EXERCISE AIM
Write out every line exactly, from the start of the records below to the line with "8.75, 9.3, 9.8, 10.25, 10.6, 10.9, 11.2, 11.45, 11.75, 12.0]", and stop there. Don't write out the pictures.

DATA EXTRACT
------------------------
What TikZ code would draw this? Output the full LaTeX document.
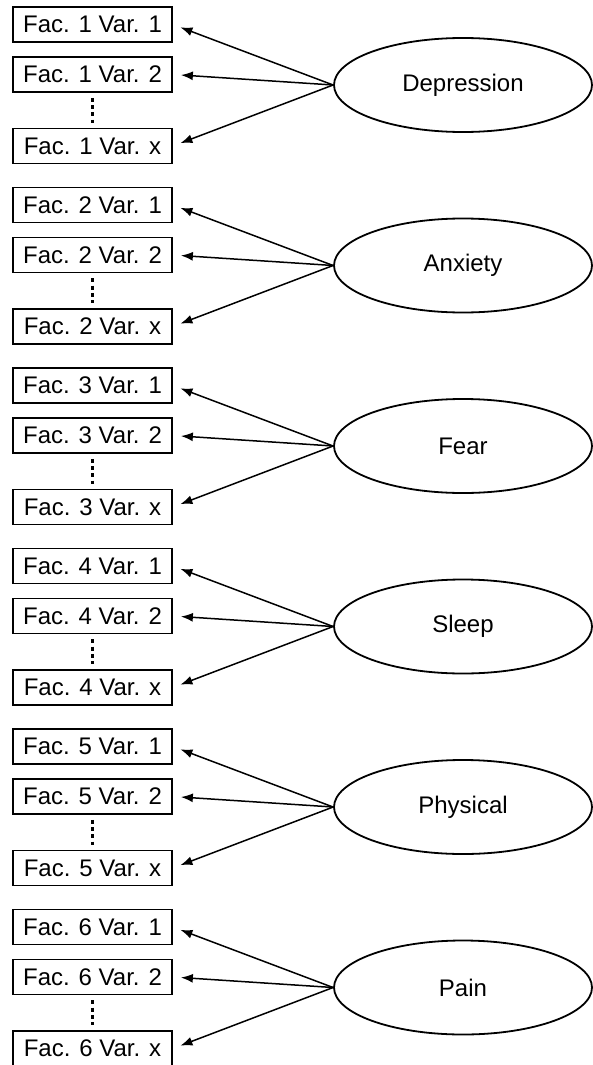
\documentclass[tikz,border=0pt]{standalone}
\usepackage{fontspec}
\setmainfont{Liberation Sans}
\usetikzlibrary{arrows.meta,calc,shapes.geometric}
\begin{document}
\begin{tikzpicture}[x=1pt,y=-1pt,
  varbox/.style={draw,line width=1.8pt,minimum width=159pt,minimum height=35pt,inner sep=0pt,font=\fontsize{24}{27}\selectfont},
  factor/.style={draw,ellipse,line width=1.8pt,minimum width=258pt,minimum height=94pt,inner sep=0pt,font=\fontsize{24}{27}\selectfont},
  load/.style={line width=1.5pt,-{Latex[length=12pt,width=9pt]},shorten >=8pt},
  vdots/.style={line width=2.6pt,dash pattern=on 4pt off 3.2pt}
]
\useasboundingbox (0,0) rectangle (592,1065);
\foreach \k/\name in {0/Depression,1/Anxiety,2/Fear,3/Sleep,4/Physical,5/Pain}{
  \pgfmathsetmacro{\dy}{180.5*\k}
  \pgfmathtruncatemacro{\n}{\k+1}
  \node[varbox] (a\n) at (92.5,24.5+\dy) {Fac. \n\ Var. 1};
  \node[varbox] (b\n) at (92.5,74.5+\dy) {Fac. \n\ Var. 2};
  \node[varbox] (x\n) at (92.5,146+\dy) {Fac. \n\ Var. x};
  \node[factor] (f\n) at (463,85+\dy) {\name};
  \draw[vdots] ($(b\n.south)+(0,5)$) -- ($(x\n.north)+(0,-5)$);
  \draw[load] (f\n.west) -- (a\n.east);
  \draw[load] (f\n.west) -- (b\n.east);
  \draw[load] (f\n.west) -- (x\n.east);
}
\end{tikzpicture}
\end{document}
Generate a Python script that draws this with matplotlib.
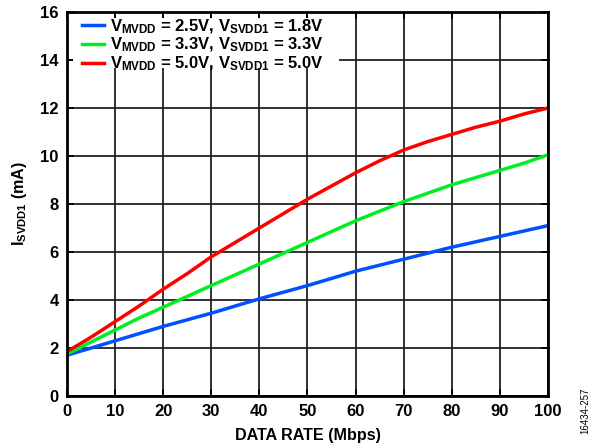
import matplotlib
import matplotlib.pyplot as plt
import numpy as np
from matplotlib.patches import Rectangle

matplotlib.use("agg")
plt.rcParams["font.family"] = ["Liberation Sans", "DejaVu Sans"]
plt.rcParams["font.weight"] = "bold"
plt.rcParams["mathtext.fontset"] = "custom"
plt.rcParams["mathtext.rm"] = "Liberation Sans:bold"
plt.rcParams["mathtext.bf"] = "Liberation Sans:bold"
plt.rcParams["mathtext.it"] = "Liberation Sans:bold"

rate_coarse = [0, 10, 20, 30, 40, 50, 60, 70, 80, 90, 100]
rate_fine = [0, 5, 10, 15, 20, 25, 30, 35, 40, 45, 50,
             55, 60, 65, 70, 75, 80, 85, 90, 95, 100]
i_25_18 = [1.7, 2.3, 2.9, 3.45, 4.05, 4.6, 5.2, 5.7, 6.2, 6.65, 7.1]
i_33_33 = [1.75, 2.25, 2.75, 3.25, 3.7, 4.15, 4.6, 5.05, 5.5, 5.95, 6.4,
           6.85, 7.3, 7.7, 8.1, 8.45, 8.8, 9.1, 9.4, 9.7, 10.05]
i_50_50 = [1.85, 2.45, 3.1, 3.75, 4.45, 5.1, 5.8, 6.4, 7.0, 7.6, 8.2,
           8.75, 9.3, 9.8, 10.25, 10.6, 10.9, 11.2, 11.45, 11.75, 12.0]

labels = [
    r"$V_{MVDD}$ = 2.5V, $V_{SVDD1}$ = 1.8V",
    r"$V_{MVDD}$ = 3.3V, $V_{SVDD1}$ = 3.3V",
    r"$V_{MVDD}$ = 5.0V, $V_{SVDD1}$ = 5.0V",
]
colors = ["#0050ff", "#00ee22", "#ff0000"]

fig = plt.figure(figsize=(5.96, 4.46), dpi=100)
ax = fig.add_axes([0.1124, 0.1121, 0.807, 0.861])

series = [(rate_coarse, i_25_18), (rate_fine, i_33_33), (rate_fine, i_50_50)]
for (xs, ys), c, lab in zip(series, colors, labels):
    ax.plot(xs, ys, color=c, lw=2.5, label=lab, zorder=3)

ax.set_xlim(0, 100)
ax.set_ylim(0, 16)
ax.set_xticks(np.arange(0, 101, 10))
ax.set_yticks(np.arange(0, 17, 2))
ax.grid(True, color="#222222", lw=1.3)
ax.set_axisbelow(True)
ax.tick_params(direction="in", top=True, right=True, length=5, width=1.3,
               labelsize=12, pad=6)
for lbl in ax.get_xticklabels() + ax.get_yticklabels():
    lbl.set_fontweight("bold")
for s in ax.spines.values():
    s.set_linewidth(2)
    s.set_zorder(5)

ax.set_xlabel("DATA RATE (Mbps)", fontsize=11.6, fontweight="bold", labelpad=6)
ax.set_ylabel(r"$I_{SVDD1}$ (mA)", fontsize=11.6, fontweight="bold", labelpad=8)

# white block behind the legend hides the grid, leaving the tick stubs
ax.add_patch(Rectangle((0.0125, 0.853), 0.5525, 0.132, transform=ax.transAxes,
                       facecolor="white", edgecolor="none", zorder=1))
leg = ax.legend(loc="upper left", bbox_to_anchor=(0.025, 0.995), fontsize=12,
                frameon=False, borderpad=0.2, labelspacing=0.02,
                handlelength=1.3, handletextpad=0.35, borderaxespad=0)
leg.set_zorder(4)

fig.text(0.982, 0.08, "16434-257", rotation=90, fontsize=7, fontweight="normal",
         ha="center", va="center")

fig.savefig("out.png", dpi=100)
------------------------
SOLUTION TO THE EXERCISE
What TikZ code would draw this? Output the full LaTeX document.
\documentclass[tikz,border=0pt]{standalone}
\usepackage{fontspec}
\setmainfont{Liberation Sans}
\usetikzlibrary{arrows.meta,calc,shapes.geometric}
\begin{document}
\begin{tikzpicture}[x=1pt,y=-1pt,
  varbox/.style={draw,line width=1.8pt,minimum width=159pt,minimum height=35pt,inner sep=0pt,font=\fontsize{24}{27}\selectfont},
  factor/.style={draw,ellipse,line width=1.8pt,minimum width=258pt,minimum height=94pt,inner sep=0pt,font=\fontsize{24}{27}\selectfont},
  load/.style={line width=1.5pt,-{Latex[length=12pt,width=9pt]},shorten >=8pt},
  vdots/.style={line width=2.6pt,dash pattern=on 4pt off 3.2pt}
]
\useasboundingbox (0,0) rectangle (592,1065);
\foreach \k/\name in {0/Depression,1/Anxiety,2/Fear,3/Sleep,4/Physical,5/Pain}{
  \pgfmathsetmacro{\dy}{180.5*\k}
  \pgfmathtruncatemacro{\n}{\k+1}
  \node[varbox] (a\n) at (92.5,24.5+\dy) {Fac. \n\ Var. 1};
  \node[varbox] (b\n) at (92.5,74.5+\dy) {Fac. \n\ Var. 2};
  \node[varbox] (x\n) at (92.5,146+\dy) {Fac. \n\ Var. x};
  \node[factor] (f\n) at (463,85+\dy) {\name};
  \draw[vdots] ($(b\n.south)+(0,5)$) -- ($(x\n.north)+(0,-5)$);
  \draw[load] (f\n.west) -- (a\n.east);
  \draw[load] (f\n.west) -- (b\n.east);
  \draw[load] (f\n.west) -- (x\n.east);
}
\end{tikzpicture}
\end{document}
Generate a Python script that draws this with matplotlib.
import matplotlib
import matplotlib.pyplot as plt
import numpy as np
from matplotlib.patches import Rectangle

matplotlib.use("agg")
plt.rcParams["font.family"] = ["Liberation Sans", "DejaVu Sans"]
plt.rcParams["font.weight"] = "bold"
plt.rcParams["mathtext.fontset"] = "custom"
plt.rcParams["mathtext.rm"] = "Liberation Sans:bold"
plt.rcParams["mathtext.bf"] = "Liberation Sans:bold"
plt.rcParams["mathtext.it"] = "Liberation Sans:bold"

rate_coarse = [0, 10, 20, 30, 40, 50, 60, 70, 80, 90, 100]
rate_fine = [0, 5, 10, 15, 20, 25, 30, 35, 40, 45, 50,
             55, 60, 65, 70, 75, 80, 85, 90, 95, 100]
i_25_18 = [1.7, 2.3, 2.9, 3.45, 4.05, 4.6, 5.2, 5.7, 6.2, 6.65, 7.1]
i_33_33 = [1.75, 2.25, 2.75, 3.25, 3.7, 4.15, 4.6, 5.05, 5.5, 5.95, 6.4,
           6.85, 7.3, 7.7, 8.1, 8.45, 8.8, 9.1, 9.4, 9.7, 10.05]
i_50_50 = [1.85, 2.45, 3.1, 3.75, 4.45, 5.1, 5.8, 6.4, 7.0, 7.6, 8.2,
           8.75, 9.3, 9.8, 10.25, 10.6, 10.9, 11.2, 11.45, 11.75, 12.0]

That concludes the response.